Trouble started its way to Louisiana when three major storm systems in April combined with heavier than usual snowmelt from the Upper Midwest. Water gushing down the Ohio River into the Mississippi River led to flooding along the world's third-largest watershed.
The milk-chocolate-colored Mississippi was at 57.1 feet when it crested Saturday, May 21, at Vidalia, La. -- higher than it had ever been there.
So much water has been gushing down the "Big Muddy" that tributaries began backing up, flooding farmland in several states. In Louisiana, earthen levees built after devastating 1927 floods have been holding, government officials say.
The Bonnet Carre spillway was opened May 9, diverting floodwaters across about seven miles of barren land and into Lake Pontchartrain. The Morganza Spillway north of Baton Rouge was opened May 14 -- for the first time since 1973. It saved populated areas, but hundreds of people who had built homes and camps in the Atchafalaya Basin began packing up and moving out for an undetermined period of time, since the waters will take some time to recede.
A day of training for disaster relief was held May 21 at East Bayou Baptist Church in Lafayette. About 40 people participated, bringing the number of trained DR volunteers in the state to 4,067. This includes people trained in food service, chain saw, mud-out, shower/laundry, childcare and chaplaincy outreach.
"It's going to be four to six weeks after the crests before people will begin to inhabit the area again," McMillan said. "That's when our mud-out teams will be in full swing, plus support units for them. We probably also will be asking for mud-out teams from other states to help."

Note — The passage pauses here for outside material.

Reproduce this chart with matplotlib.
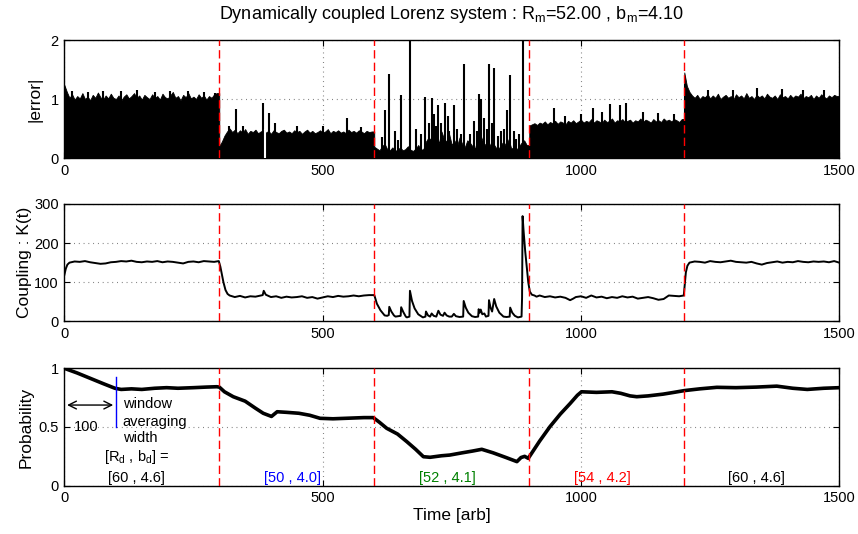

In mud-out work, the depth of the water, how long it stays and the material used in a home's construction are all variables, McMillan said. The first thing to be done is to shovel out the silt left by the floodwaters.
"We need to get the mud out when it's still wet," he said. "If it hardens, it will be too hard to work with."
Once the silt and everything in the house destroyed by the floodwaters is removed, the wall paneling or dry wall needs to be torn out to about a foot above the water line. What's left is treated with chemicals to kill mold. After that dries, rebuilding can begin.
"The water is still rising," McMillan said May 21. "The Mississippi in Baton Rouge is very high, higher than I ever remember seeing it before."
Down at Bayou Baptist Association where the Mississippi will empty into the Gulf, flooding was anticipated at Gibson Baptist Church but it now appears the church will be spared, director of missions Joe Arnold said. "We moved the pastor out -- everything but his TV, recliner and a mattress -- and he's still there," he added, referring to John Williams.
"West Terrebone Parish was supposed to have 1,600 structures under water," Arnold continued. "We figure if it's a dry run, hurricane season is right around the corner.... Frustration is the biggest thing people are dealing with. 'I wish it would get here,' people are saying. Anticipating something that may or may not happen -- that's hard on folks."
Karen L. Willoughby is managing editor of the Baptist Message (www.baptistmessage.com), newsjournal of the Louisiana Baptist Convention.